Cross exhales, pain etched in every word. "So I let them make him a killer?"
"You let them make him strong enough to survive," Jon says. "When the time comes, we'll cut Sloan's strings."
Cross closes his eyes. "Then I pray you're right."
There's a faint click — Draco's voice joins in, amused and lethal: "Consider it insurance, Cross."
A tiny parcel drops through his mailbox later that night — a small black pendant, warm to the touch. A note reads: One use. For when the wolves can't reach you in time.
Cross clutches it, whispering, "Thank you," before slipping it over his neck. The hunt continues — and he's not alone anymore.
Time Skip,
The cart dropped, pulling both me and Wesley inside, as it crashed into the cliff wall and wedged itself in between both walls.
Fox, who had just barely made it inside the cart and climbed in by the time Wesley had been saved by me, stayed hidden behind a seat as Wesley made his way to my side, pointing his gun at the me.

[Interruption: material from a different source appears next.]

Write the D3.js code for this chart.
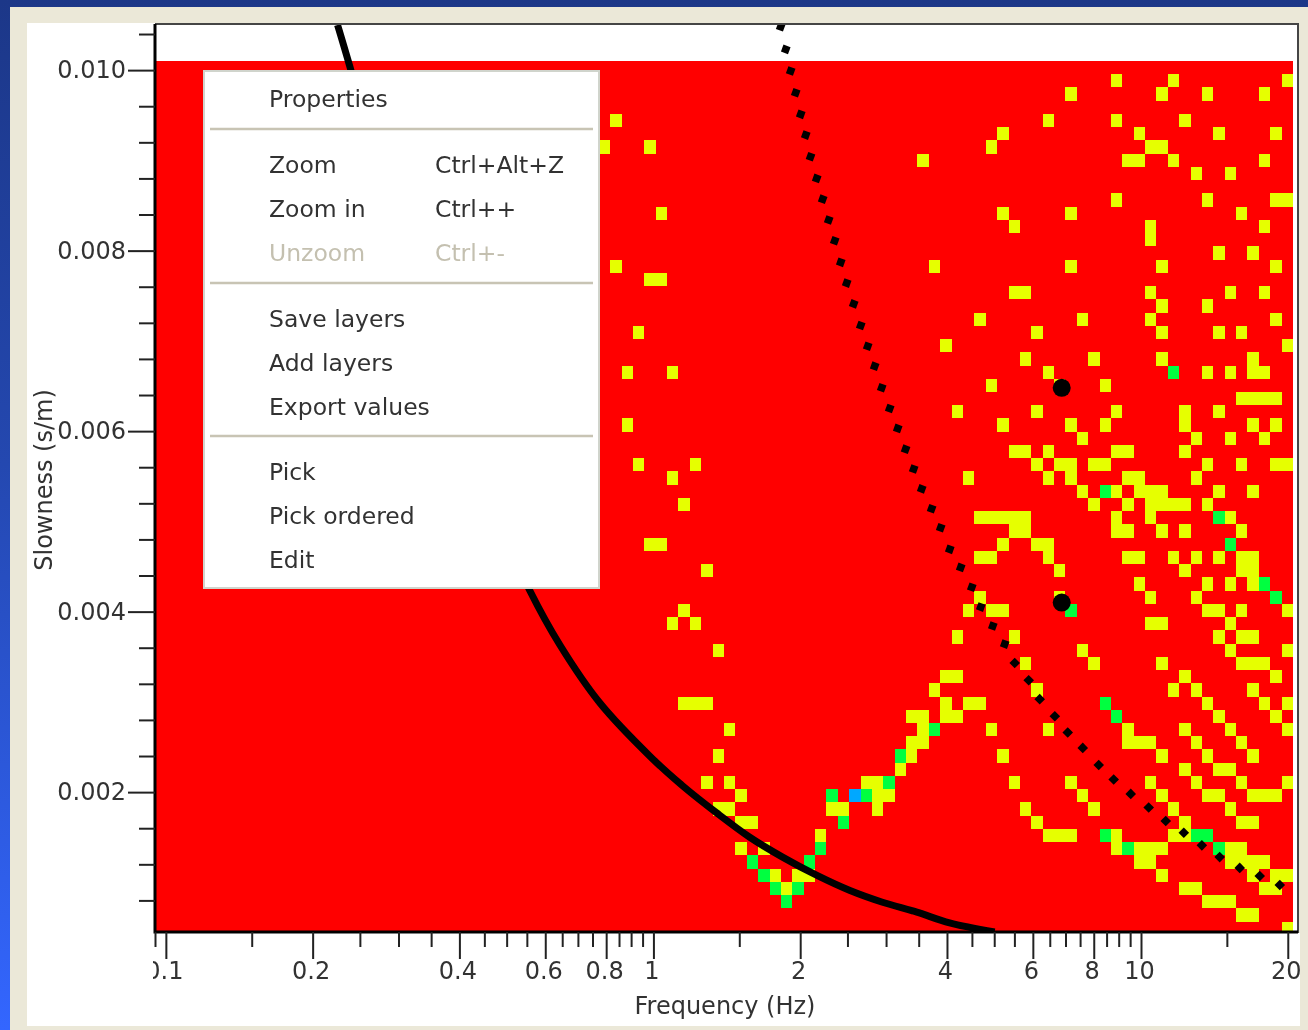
<!DOCTYPE html>
<html><head><meta charset="utf-8"/>
<title>Slowness vs frequency</title>
<script src="https://d3js.org/d3.v7.min.js"></script>
<style>
    html, body { margin: 0; padding: 0; background: #1f3a90; }
    svg { display: block; }
    text { font-family: 'DejaVu Sans', sans-serif; fill: #333; }
</style>
</head>
<body>
<div id="chart"></div>
<script>
// picked cells of the grid, [column, row] counted from the low frequency / top slowness corner
const yellowCells = [
    [84,1],[89,1],[99,1],
    [80,2],[88,2],[92,2],[97,2],
    [40,4],[78,4],[84,4],[90,4],
    [74,5],[86,5],[93,5],[98,5],
    [39,6],[43,6],[73,6],[87,6],[88,6],
    [67,7],[85,7],[86,7],[89,7],[97,7],
    [91,8],[94,8],
    [84,10],[92,10],[98,10],[99,10],
    [44,11],[74,11],[80,11],[95,11],
    [75,12],[87,12],[97,12],
    [87,13],
    [93,14],[96,14],
    [40,15],[68,15],[80,15],[88,15],[98,15],
    [43,16],[44,16],
    [75,17],[76,17],[87,17],[94,17],[97,17],
    [88,18],[92,18],
    [72,19],[81,19],[87,19],[98,19],
    [42,20],[77,20],[88,20],[93,20],[95,20],
    [69,21],[99,21],
    [76,22],[82,22],[88,22],[96,22],
    [41,23],[45,23],[78,23],[92,23],[94,23],[96,23],[97,23],
    [73,24],[79,24],[83,24],
    [95,25],[96,25],[97,25],[98,25],
    [70,26],[77,26],[84,26],[90,26],[93,26],
    [41,27],[74,27],[80,27],[83,27],[90,27],[96,27],[98,27],
    [81,28],[91,28],[94,28],[97,28],
    [75,29],[76,29],[78,29],[84,29],[85,29],[90,29],
    [42,30],[47,30],[77,30],[79,30],[80,30],[82,30],[83,30],[92,30],[95,30],[98,30],[99,30],
    [45,31],[71,31],[78,31],[80,31],[85,31],[86,31],[91,31],
    [81,32],[84,32],[86,32],[87,32],[88,32],[93,32],[96,32],
    [46,33],[82,33],[85,33],[87,33],[88,33],[89,33],[90,33],[92,33],
    [72,34],[73,34],[74,34],[75,34],[76,34],[84,34],[87,34],[94,34],
    [75,35],[76,35],[84,35],[85,35],[88,35],[90,35],[95,35],
    [43,36],[44,36],[74,36],[77,36],[78,36],
    [72,37],[73,37],[78,37],[85,37],[86,37],[89,37],[91,37],[93,37],[95,37],[96,37],
    [48,38],[79,38],[90,38],[95,38],[96,38],
    [86,39],[92,39],[94,39],[96,39],
    [72,40],[79,40],[87,40],[91,40],
    [46,41],[71,41],[73,41],[74,41],[92,41],[93,41],[95,41],[99,41],
    [45,42],[47,42],[87,42],[88,42],[94,42],
    [70,43],[75,43],[93,43],[95,43],[96,43],
    [49,44],[81,44],[94,44],[99,44],
    [76,45],[82,45],[88,45],[95,45],[96,45],[97,45],
    [69,46],[70,46],[90,46],[98,46],
    [68,47],[77,47],[89,47],[91,47],[96,47],
    [46,48],[47,48],[48,48],[69,48],[71,48],[72,48],[92,48],[97,48],[99,48],
    [66,49],[67,49],[69,49],[70,49],[93,49],[98,49],
    [50,50],[67,50],[73,50],[78,50],[85,50],[90,50],[94,50],[99,50],
    [66,51],[67,51],[85,51],[86,51],[87,51],[91,51],[95,51],
    [49,52],[66,52],[74,52],[88,52],[92,52],[96,52],
    [65,53],[90,53],[93,53],[94,53],
    [48,54],[50,54],[62,54],[63,54],[75,54],[80,54],[87,54],[91,54],[95,54],[99,54],
    [51,55],[63,55],[64,55],[81,55],[88,55],[92,55],[93,55],[96,55],[97,55],[98,55],
    [49,56],[50,56],[59,56],[60,56],[63,56],[76,56],[82,56],[89,56],[94,56],
    [51,57],[52,57],[77,57],[90,57],[95,57],[96,57],
    [58,58],[78,58],[79,58],[80,58],[84,58],[89,58],[90,58],
    [51,59],[53,59],[84,59],[86,59],[87,59],[88,59],[94,59],[95,59],
    [86,60],[87,60],[94,60],[95,60],[96,60],[97,60],
    [54,61],[56,61],[57,61],[88,61],[96,61],[98,61],[99,61],
    [55,62],[90,62],[91,62],[97,62],[98,62],
    [92,63],[93,63],[94,63],
    [95,64],[96,64],
    [99,65]
];
const greenCells = [
    [89,23],[83,32],[93,34],[94,36],[97,39],[98,40],[80,41],[83,48],[84,49],[68,50],
    [65,52],[64,54],[59,55],[62,55],[60,57],[83,58],[91,58],[92,58],[58,59],[85,59],
    [93,59],[52,60],[57,60],[53,61],[54,62],[56,62],[55,63]
];
const blueCells = [[61,55]];

// thick black curve, frequency (Hz) and slowness (s/m)
const curveFreq = [0.225,0.239,0.30,0.40,0.50,0.557,0.643,0.776,0.987,1.148,1.348,1.576,1.84,2.16,2.53,2.95,3.47,4.05,5.01];
const curveSlow = [0.0105,0.01002,0.0081,0.0061,0.0048,0.00424,0.00363,0.00299,0.00239,0.00207,0.00177,0.0015,0.00128,0.00108,0.00091,0.00078,0.00067,0.00055,0.00045];

// dotted black curve
const dotFreq = [1.824,1.868,1.912,1.958,2.005,2.053,2.10,2.162,2.224,2.288,2.354,2.422,2.491,2.575,2.662,2.751,2.843,2.939,3.052,3.17,3.29,3.418,3.55,3.72,3.883,4.053,4.268,4.497,4.692,4.966,5.254,5.508,5.884,6.198,6.656,7.075,7.595,8.19,8.79,9.527,10.37,11.24,12.24,13.33,14.5,15.94,17.52,19.26];
const dotSlow = [0.01048,0.01023,0.00999,0.00975,0.00951,0.00928,0.00904,0.0088,0.00857,0.00834,0.00811,0.00787,0.00764,0.00741,0.00717,0.00694,0.00672,0.00648,0.00625,0.00603,0.0058,0.00558,0.00536,0.00514,0.00493,0.00469,0.00449,0.00427,0.00405,0.00384,0.00364,0.00343,0.00324,0.00303,0.00284,0.00266,0.00249,0.0023,0.00214,0.00198,0.00183,0.00168,0.00155,0.00141,0.00128,0.00116,0.00107,0.00097];

// the two big picked points
const pickFreq = [6.877,6.877];
const pickSlow = [0.00648,0.0041];

// axes
const xMajorTicks = [0.1,0.2,0.4,0.6,0.8,1,2,4,6,8,10,20];
const xMinorTicks = [0.095,0.15,0.25,0.3,0.35,0.45,0.5,0.55,0.65,0.7,0.75,0.85,0.9,0.95,1.5,2.5,3,3.5,4.5,5,5.5,6.5,7,7.5,8.5,9,9.5,15];
const yMajorTicks = [0.002,0.004,0.006,0.008,0.010];
const yMinorTicks = [0.0008,0.0012,0.0016,0.0024,0.0028,0.0032,0.0036,0.0044,0.0048,0.0052,0.0056,0.0064,0.0068,0.0072,0.0076,0.0084,0.0088,0.0092,0.0096,0.0104];

// the popup menu sitting on top of the plot
const menuLabels = ["Properties","Zoom","Zoom in","Unzoom","Save layers","Add layers","Export values","Pick","Pick ordered","Edit"];
const menuShortcuts = ["","Ctrl+Alt+Z","Ctrl++","Ctrl+-","","","","","",""];
const menuDisabled = ["Unzoom"];

const W = 1308, H = 1030;
const plotL = 155, plotR = 1293, plotT = 25, plotB = 932;
const gridTop = 61, rowCount = 66, colCount = 100, rowStep = 13.24;

const x = d3.scaleLog().domain([0.095, 20.5]).range([plotL, plotR]);
const y = d3.scaleLinear().domain([0.00045, 0.0105]).range([plotB, plotT]);
const col = d3.scaleBand().domain(d3.range(colCount)).range([plotL, plotR]);
const row = d3.scaleBand().domain(d3.range(rowCount)).range([gridTop, gridTop + rowCount * rowStep]);

const svg = d3.select("#chart").append("svg").attr("width", W).attr("height", H);
const defs = svg.append("defs");

const bg = defs.append("linearGradient").attr("id", "bg").attr("x1", 0).attr("y1", 0).attr("x2", 0).attr("y2", 1);
bg.append("stop").attr("offset", "0%").attr("stop-color", "#1c3788");
bg.append("stop").attr("offset", "45%").attr("stop-color", "#2448b0");
bg.append("stop").attr("offset", "100%").attr("stop-color", "#3366ff");
defs.append("clipPath").attr("id", "plotClip").append("rect")
    .attr("x", plotL).attr("y", plotT).attr("width", plotR - plotL).attr("height", plotB - plotT);
defs.append("clipPath").attr("id", "tickClip").append("rect")
    .attr("x", 153).attr("y", 930).attr("width", 1147).attr("height", 70);
defs.append("filter").attr("id", "soft").append("feGaussianBlur").attr("stdDeviation", 0.65);

// window chrome
svg.append("rect").attr("width", W).attr("height", H).attr("fill", "url(#bg)");
svg.append("rect").attr("x", 10).attr("y", 7).attr("width", W - 10).attr("height", H - 7).attr("fill", "#ebe8d8");
svg.append("rect").attr("x", 27).attr("y", 23).attr("width", 1273).attr("height", 1003).attr("fill", "#fff");
svg.append("rect").attr("x", 1299).attr("y", 23).attr("width", 1).attr("height", 910).attr("fill", "#ebe8d8");

const chart = svg.append("g").attr("filter", "url(#soft)");

// heat map
const plot = chart.append("g").attr("clip-path", "url(#plotClip)");
plot.append("rect").attr("x", plotL).attr("y", gridTop).attr("width", plotR - plotL).attr("height", plotB - gridTop).attr("fill", "#ff0000");
const drawCells = (cells, color) => plot.append("g").selectAll("rect").data(cells).join("rect")
    .attr("x", d => Math.round(col(d[0])))
    .attr("y", d => Math.round(row(d[1])))
    .attr("width", d => Math.round(col(d[0]) + col.step()) - Math.round(col(d[0])))
    .attr("height", d => Math.round(row(d[1]) + row.step()) - Math.round(row(d[1])))
    .attr("fill", color);
drawCells(yellowCells, "#e6ff00");
drawCells(greenCells, "#00ff40");
drawCells(blueCells, "#00a8ff");

// curves
plot.append("path")
    .datum(d3.zip(curveFreq, curveSlow))
    .attr("d", d3.line().x(d => x(d[0])).y(d => y(d[1])).curve(d3.curveCatmullRom))
    .attr("fill", "none").attr("stroke", "#000").attr("stroke-width", 7);
plot.append("g").selectAll("rect").data(d3.zip(dotFreq, dotSlow)).join("rect")
    .attr("x", -3.75).attr("y", -3.75).attr("width", 7.5).attr("height", 7.5)
    .attr("transform", (d, i) => `translate(${x(d[0])},${y(d[1])}) rotate(${i > 30 ? 45 : 20})`)
    .attr("fill", "#000");
plot.append("g").selectAll("circle").data(d3.zip(pickFreq, pickSlow)).join("circle")
    .attr("cx", d => x(d[0])).attr("cy", d => y(d[1])).attr("r", 9).attr("fill", "#000");

// frame
chart.append("path")
    .attr("d", `M${plotL},${plotT - 1}H1298V${plotB + 1}`).attr("stroke", "#444").attr("stroke-width", 2).attr("fill", "none");
chart.append("path")
    .attr("d", `M${plotL},${plotT - 1}V${plotB}H1298`).attr("stroke", "#000").attr("stroke-width", 3).attr("fill", "none");

// x axis, the wrapper clips the labels at the panel edges like the original does
const xMajor = d3.axisBottom(x).tickValues(xMajorTicks).tickSize(27).tickPadding(3).tickFormat(d3.format("~g"));
const xMinor = d3.axisBottom(x).tickValues(xMinorTicks).tickSize(15).tickFormat("");
const xWrap = chart.append("g").attr("clip-path", "url(#tickClip)");
const xG = xWrap.append("g").attr("transform", `translate(0,${plotB})`);
xG.append("g").call(xMinor).call(g => g.select(".domain").remove());
xG.append("g").call(xMajor).call(g => g.select(".domain").remove());
xG.selectAll("line").attr("stroke", "#222").attr("stroke-width", 2);
xG.selectAll("text").attr("font-size", 24).attr("fill", "#333").attr("font-family", "'DejaVu Sans', sans-serif").attr("dx", -2);

// y axis
const yMajor = d3.axisLeft(y).tickValues(yMajorTicks).tickSize(27).tickPadding(2).tickFormat(d3.format(".3f"));
const yMinor = d3.axisLeft(y).tickValues(yMinorTicks).tickSize(16).tickFormat("");
const yG = chart.append("g").attr("transform", `translate(${plotL},0)`);
yG.append("g").call(yMinor).call(g => g.select(".domain").remove());
yG.append("g").call(yMajor).call(g => g.select(".domain").remove());
yG.selectAll("line").attr("stroke", "#222").attr("stroke-width", 2);
yG.selectAll("text").attr("font-size", 24).attr("fill", "#333").attr("font-family", "'DejaVu Sans', sans-serif");

// axis titles
chart.append("text").attr("x", 725).attr("y", 1007).attr("text-anchor", "middle")
    .attr("dominant-baseline", "middle").attr("font-size", 24).text("Frequency (Hz)");
chart.append("text").attr("transform", "translate(45,480) rotate(-90)").attr("text-anchor", "middle")
    .attr("dominant-baseline", "middle").attr("font-size", 24).text("Slowness (s/m)");

// popup menu
const menu = chart.append("g");
menu.append("rect").attr("x", 204).attr("y", 71).attr("width", 395).attr("height", 517)
    .attr("fill", "#fff").attr("stroke", "#d0d4cc").attr("stroke-width", 2);
const menuRowY = [100,166,210,254,320,364,408,473,517,561];
menu.append("g").selectAll("text").data(menuLabels).join("text")
    .attr("x", 269).attr("y", (d, i) => menuRowY[i]).attr("dominant-baseline", "middle")
    .attr("font-size", 23.5)
    .attr("style", d => menuDisabled.includes(d) ? "fill:#c4c0b0" : "fill:#333")
    .text(d => d);
menu.append("g").selectAll("text").data(menuShortcuts).join("text")
    .attr("x", 435).attr("y", (d, i) => menuRowY[i]).attr("dominant-baseline", "middle")
    .attr("font-size", 23.5)
    .attr("style", (d, i) => menuDisabled.includes(menuLabels[i]) ? "fill:#c4c0b0" : "fill:#333")
    .text(d => d);
menu.append("g").selectAll("line").data([129,283,436]).join("line")
    .attr("x1", 210).attr("x2", 593).attr("y1", d => d).attr("y2", d => d)
    .attr("stroke", "#c8c4b4").attr("stroke-width", 2.5);
</script>
</body></html>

Fox focused on catching her breath and calming her heartbeat, ripping the fabric of her pants to examine her bloodied thigh until something I said caught her attention.
"Everything they told you is a lie." I croaked.
"You are my son."
"Is it true?" Wesley asked when he saw her.
Tell me he lied Wesley silently begged. Tell me he lied and I didn't just tried kill my father. Tell me
"Yes." Fox answered, not knowing what else to say. As she unwillingly began to see things in a new light, things began to make sense. Why would a Fraternity member go rogue? What would he get for killing the good guys?
"Why did you make me do this?" Wesley asked hoarsely.
"Because you are the only person he wouldn't kill." Fox answered, hiding her emotions behind a flat voice or so I thought she is.
"You knew god dammit." Wesley whispered, almost to himself. "You knew the entire time."
"Well, his name came up," Fox said coldly, "And so did yours."
Wesley didn't wait to hear any more before he shot the window out from under him and sent himself, and me plunging into the river below.
My fingers clutch the pendant during mid fall. A soft blue light, a searing pain. Torn flesh knits, torn muscle weaves whole. I gasps — alive again.
He drags myself to the riverbank griping Wesley's collar. With every ounce of strength, I hauled my unconscious son free.
In a safehouse hidden beneath the city, I laid Wesley on a battered cot. I brushes dripping hair from Wesley's eyes, blood and rain mingling on my palm.
"You're my son. I'm sorry for everything, but this ends soon."
Outside, thunder rolls — the Wolves are waiting.